After the release of K2.6, one of the most influential newsletters in the AI field, Latent Space, placed Kimi as the leader of Chinese open-source model labs after DeepSeek’s silence. A few days later, with the release of V4, the overseas developer community quickly compared V4, K2.6, and GLM 5.1 in terms of parameters, pricing, context length, and Agent capabilities.

Chinese models showcased at NVIDIA’s GTC 2026 for demonstrating next-generation chip inference performance are these two.

In the overseas developer community, Kimi and DeepSeek are increasingly being included in the same discussions about Chinese open-source models.

They Are Not Colliding with Each Other

This situation has made the relationship between DeepSeek and Kimi somewhat delicate. They are undoubtedly competitors, but in the broader model ecosystem, they are jointly elevating the visibility of Chinese open-source models.

The pressure they exert on closed-source models does not come from a single benchmark but from slower, foundational variables like cost, deployability, open-source weights, and the speed of technological diffusion.

So, did Kimi intentionally collide with DeepSeek?

Most likely not.
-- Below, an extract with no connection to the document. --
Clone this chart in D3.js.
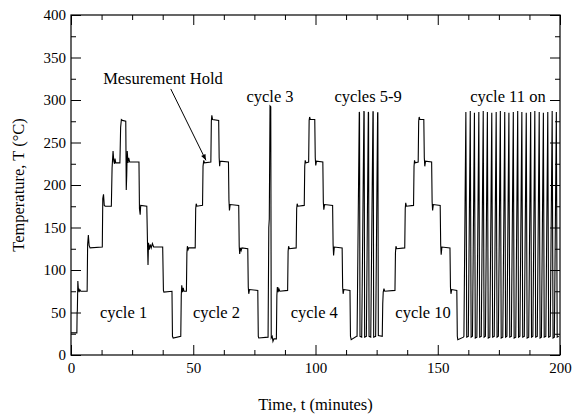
<!DOCTYPE html>
<html>
<head>
<meta charset="utf-8">
<script src="https://cdn.jsdelivr.net/npm/d3@7"></script>
<style>
  html, body { margin: 0; padding: 0; background: #fff; }
  svg { display: block; }
  svg text { font-family: "Liberation Serif", "Times New Roman", "DejaVu Serif", serif !important; fill: #000; }
</style>
</head>
<body>
<svg id="chart" width="573" height="416"></svg>
<script>
// ---------------- data (time in minutes, temperature in °C) ----------------
const cycle1 = [
  [0,26],[2.4,26],[2.5,50],[2.6,52],[2.8,87],[3.0,78],[3.3,74],[3.6,77],[4.0,75],[6.6,75],
  [6.8,130],[7.1,141],[7.4,129],[7.8,126],[12.8,127],
  [13.0,184],[13.3,189],[13.6,176],[14.0,175],[16.5,175],
  [16.8,220],[17.2,240],[17.5,228],[17.8,225],[18.0,231],[18.3,226],[20.0,226],
  [20.3,268],[20.6,277],[21.0,276],[22.4,275],
  [22.6,194],[22.8,212],[23.0,240],[23.3,226],[23.6,232],[24.0,227],[27.8,227],
  [28.0,172],[28.3,165],[28.5,176],[31.0,175],
  [31.3,130],[31.5,106],[31.7,132],[32.0,124],[32.4,130],[32.8,126],[33.3,131],[33.8,127],[37.5,127],
  [37.8,76],[38.0,74],[41.3,75],
  [41.5,22],[41.8,20],[44.9,22]
];
const cycle2 = [
  [45.1,70],[45.3,82],[45.6,74],[45.9,79],[46.2,75],[47.2,75],
  [47.4,120],[47.6,128],[47.9,124],[48.2,126],[50.8,126],
  [51.0,172],[51.2,178],[51.5,175],[53.8,176],
  [54.0,222],[54.3,229],[54.6,226],[57.2,227],
  [57.4,275],[57.6,282],[57.9,277],[60.4,276],
  [60.6,232],[60.8,222],[61.0,228],[64.4,227],
  [64.6,182],[64.8,170],[65.1,177],[68.6,176],
  [68.8,128],[69.0,119],[69.3,126],[69.6,123],[69.9,126],[72.3,125],
  [72.5,80],[72.7,72],[73.0,77],[76.4,76],
  [76.6,22],[76.8,20],[80.6,21]
];
const cycle3 = [
  [80.9,150],[81.1,160],[81.4,293],[81.7,292],[81.9,20]
];
const cycle4 = [
  [82.3,22],[82.6,16],[83.0,19],[84.0,19],
  [84.2,70],[84.4,80],[84.7,74],[85.0,78],[85.4,75],[88.6,76],
  [88.8,122],[89.0,128],[89.3,125],[92.1,126],
  [92.3,172],[92.5,178],[92.8,175],[95.4,176],
  [95.6,222],[95.8,229],[96.1,226],[97.2,227],
  [97.4,276],[97.6,280],[97.9,277],[99.7,277],
  [99.9,232],[100.1,223],[100.4,228],[103.0,227],
  [103.2,180],[103.4,171],[103.7,177],[107.0,176],
  [107.2,130],[107.4,117],[107.7,127],[110.9,126],
  [111.1,80],[111.3,72],[111.6,77],[114.1,76],
  [114.3,22],[114.6,18],[116.8,22]
];
const cycles5to9 = [
  [117.0,22],[117.9,286],[118.0,285],[118.2,22],
  [118.9,21],[119.8,287],[119.9,286],[120.1,21],
  [120.8,22],[121.6,286],[121.7,285],[121.9,22],
  [122.6,21],[123.5,286],[123.6,286],[123.8,21],
  [124.6,22],[125.4,285],[125.5,285],[125.7,23],
  [127.3,22]
];
const cycle10 = [
  [127.5,60],[127.7,74],[128.0,78],[128.3,75],[132.5,76],
  [132.7,120],[132.9,128],[133.2,125],[136.5,126],
  [136.7,172],[136.9,179],[137.2,175],[140.1,176],
  [140.3,222],[140.5,229],[140.8,226],[142.0,227],
  [142.2,275],[142.4,280],[142.7,277],[144.3,277],
  [144.5,232],[144.7,222],[145.0,228],[147.5,227],
  [147.7,180],[147.9,170],[148.2,177],[151.0,176],
  [151.2,130],[151.4,118],[151.7,127],[155.0,126],
  [155.2,80],[155.4,72],[155.7,77],[157.8,76],
  [158.0,22],[158.2,18],[160.5,21]
];
const cycle11on = [
  [160.7,22],[161.5,286],[161.85,21],
  [162.5,22],[163.3,287],[163.65,21],
  [164.2,22],[165.0,285],[165.35,20],
  [166.0,21],[166.8,286],[167.15,21],
  [167.8,22],[168.6,287],[168.95,21],
  [169.5,22],[170.3,286],[170.65,20],
  [171.3,21],[172.1,285],[172.45,21],
  [173.1,22],[173.9,286],[174.25,21],
  [174.8,22],[175.6,287],[175.95,20],
  [176.6,21],[177.4,286],[177.75,21],
  [178.3,22],[179.1,285],[179.45,21],
  [180.1,22],[180.9,286],[181.25,20],
  [181.9,21],[182.7,287],[183.05,21],
  [183.6,22],[184.4,286],[184.75,21],
  [185.4,22],[186.2,285],[186.55,20],
  [187.2,21],[188.0,286],[188.35,21],
  [188.9,22],[189.7,287],[190.05,21],
  [190.7,22],[191.5,286],[191.85,20],
  [192.4,21],[193.2,285],[193.55,21],
  [194.2,22],[195.0,286],[195.35,21],
  [196.0,22],[196.8,287],[197.15,20],
  [197.7,21],[198.5,286],[198.85,21],[199.5,22]
];

const xMajorTicks = [0, 50, 100, 150, 200];
const yMajorTicks = [0, 50, 100, 150, 200, 250, 300, 350, 400];
const xMinorStep = 12.5;
const yMinorStep = 25;

const labels = [
  {text: "cycle 1", t: 21.5, T: 43.5},
  {text: "cycle 2", t: 59.5, T: 43.5},
  {text: "cycle 3", t: 81.4, T: 297.5},
  {text: "cycle 4", t: 99.5, T: 43.5},
  {text: "cycles 5-9", t: 121.5, T: 297.5},
  {text: "cycle 10", t: 144, T: 43.5},
  {text: "cycle 11 on", t: 178.7, T: 297.5}
];
const annotation = {text: "Mesurement Hold", t: 37.6, T: 319, fromT: [40.8, 313], toT: [55.2, 229]};

// ---------------- layout ----------------
const series = [].concat(cycle1, cycle2, cycle3, cycle4, cycles5to9, cycle10, cycle11on);
const margin = {left: 71, right: 13, top: 15, bottom: 61};
const W = 573, H = 416;
const FONT = '"Liberation Serif", "Times New Roman", "DejaVu Serif", serif';
const svg = d3.select("#chart").attr("font-family", FONT);

const x = d3.scaleLinear().domain([0, 200]).range([margin.left, W - margin.right]);
const y = d3.scaleLinear().domain([0, 400]).range([H - margin.bottom, margin.top]);

const xMinor = d3.range(0, 200 + 1e-9, xMinorStep).filter(v => !xMajorTicks.includes(v));
const yMinor = d3.range(0, 400 + 1e-9, yMinorStep).filter(v => !yMajorTicks.includes(v));

const tickFont = 15;
const labelFont = 16.5;
const majorLen = 10, minorLen = 5;

// bottom axis (ticks inward)
svg.append("g").attr("transform", `translate(0,${y(0)})`)
  .call(d3.axisBottom(x).tickValues(xMajorTicks).tickSize(-majorLen).tickPadding(7).tickFormat(d3.format("d")));
svg.append("g").attr("transform", `translate(0,${y(0)})`)
  .call(d3.axisBottom(x).tickValues(xMinor).tickSize(-minorLen).tickFormat(""));
// top axis
svg.append("g").attr("transform", `translate(0,${y(400)})`)
  .call(d3.axisTop(x).tickValues(xMajorTicks).tickSize(-majorLen).tickFormat(""));
svg.append("g").attr("transform", `translate(0,${y(400)})`)
  .call(d3.axisTop(x).tickValues(xMinor).tickSize(-minorLen).tickFormat(""));
// left axis
svg.append("g").attr("transform", `translate(${x(0)},0)`)
  .call(d3.axisLeft(y).tickValues(yMajorTicks).tickSize(-majorLen).tickPadding(5).tickFormat(d3.format("d")));
svg.append("g").attr("transform", `translate(${x(0)},0)`)
  .call(d3.axisLeft(y).tickValues(yMinor).tickSize(-minorLen).tickFormat(""));
// right axis
svg.append("g").attr("transform", `translate(${x(200)},0)`)
  .call(d3.axisRight(y).tickValues(yMajorTicks).tickSize(-majorLen).tickFormat(""));
svg.append("g").attr("transform", `translate(${x(200)},0)`)
  .call(d3.axisRight(y).tickValues(yMinor).tickSize(-minorLen).tickFormat(""));

svg.selectAll("g").attr("font-family", FONT);
svg.selectAll(".domain").remove();
svg.selectAll(".tick line").attr("stroke", "#000").attr("stroke-width", 1);
svg.selectAll(".tick text")
  .attr("font-family", FONT)
  .attr("font-size", tickFont).attr("fill", "#000");

// frame
svg.append("rect")
  .attr("x", x(0)).attr("y", y(400))
  .attr("width", x(200) - x(0)).attr("height", y(0) - y(400))
  .attr("fill", "none").attr("stroke", "#000").attr("stroke-width", 1.2);

// data line
const line = d3.line().x(d => x(d[0])).y(d => y(d[1]));
svg.append("path")
  .datum(series)
  .attr("d", line)
  .attr("fill", "none")
  .attr("stroke", "#000")
  .attr("stroke-width", 1.1)
  .attr("stroke-linejoin", "miter");

// cycle labels
svg.selectAll("text.lab").data(labels).join("text")
  .attr("class", "lab")
  .attr("x", d => x(d.t)).attr("y", d => y(d.T))
  .attr("text-anchor", "middle")
  .attr("font-family", FONT)
  .attr("font-size", labelFont)
  .text(d => d.text);

// annotation + arrow
svg.append("defs").append("marker")
  .attr("id", "arrow").attr("viewBox", "0 0 10 10")
  .attr("refX", 10).attr("refY", 5)
  .attr("markerWidth", 8).attr("markerHeight", 6)
  .attr("markerUnits", "userSpaceOnUse")
  .attr("orient", "auto")
  .append("path").attr("d", "M0,1 L10,5 L0,9 z").attr("fill", "#000");

svg.append("text")
  .attr("x", x(annotation.t)).attr("y", y(annotation.T))
  .attr("text-anchor", "middle")
  .attr("font-family", FONT)
  .attr("font-size", labelFont)
  .text(annotation.text);
svg.append("line")
  .attr("x1", x(annotation.fromT[0])).attr("y1", y(annotation.fromT[1]))
  .attr("x2", x(annotation.toT[0])).attr("y2", y(annotation.toT[1]))
  .attr("stroke", "#000").attr("stroke-width", 1)
  .attr("marker-end", "url(#arrow)");

// axis titles
svg.append("text")
  .attr("x", (x(0) + x(200)) / 2).attr("y", 410)
  .attr("text-anchor", "middle")
  .attr("font-family", FONT)
  .attr("font-size", labelFont)
  .text("Time, t (minutes)");
svg.append("text")
  .attr("transform", `translate(24,${(y(0) + y(400)) / 2}) rotate(-90)`)
  .attr("text-anchor", "middle")
  .attr("font-family", FONT)
  .attr("font-size", labelFont)
  .text("Temperature, T (°C)");
</script>
</body>
</html>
Developing trillion-parameter MoE models, modifying long-context attention mechanisms, optimizing training efficiency, adapting to domestic chips, and genuinely opening up their models are not mere “options” but “necessary paths.”

Both companies are diligently working on foundational technologies and have chosen to place key advancements in the public domain, leading them to meet repeatedly at the same crossroads.

It’s not that they are too in sync; it’s that the road is too narrow.

As for the next “collision,” it is likely already on the way. If I’m not mistaken, Kimi’s approach to synchronizing text and visual capabilities in large models will inspire more Chinese open-source pure text models to develop “eyes” and see a broader, larger world.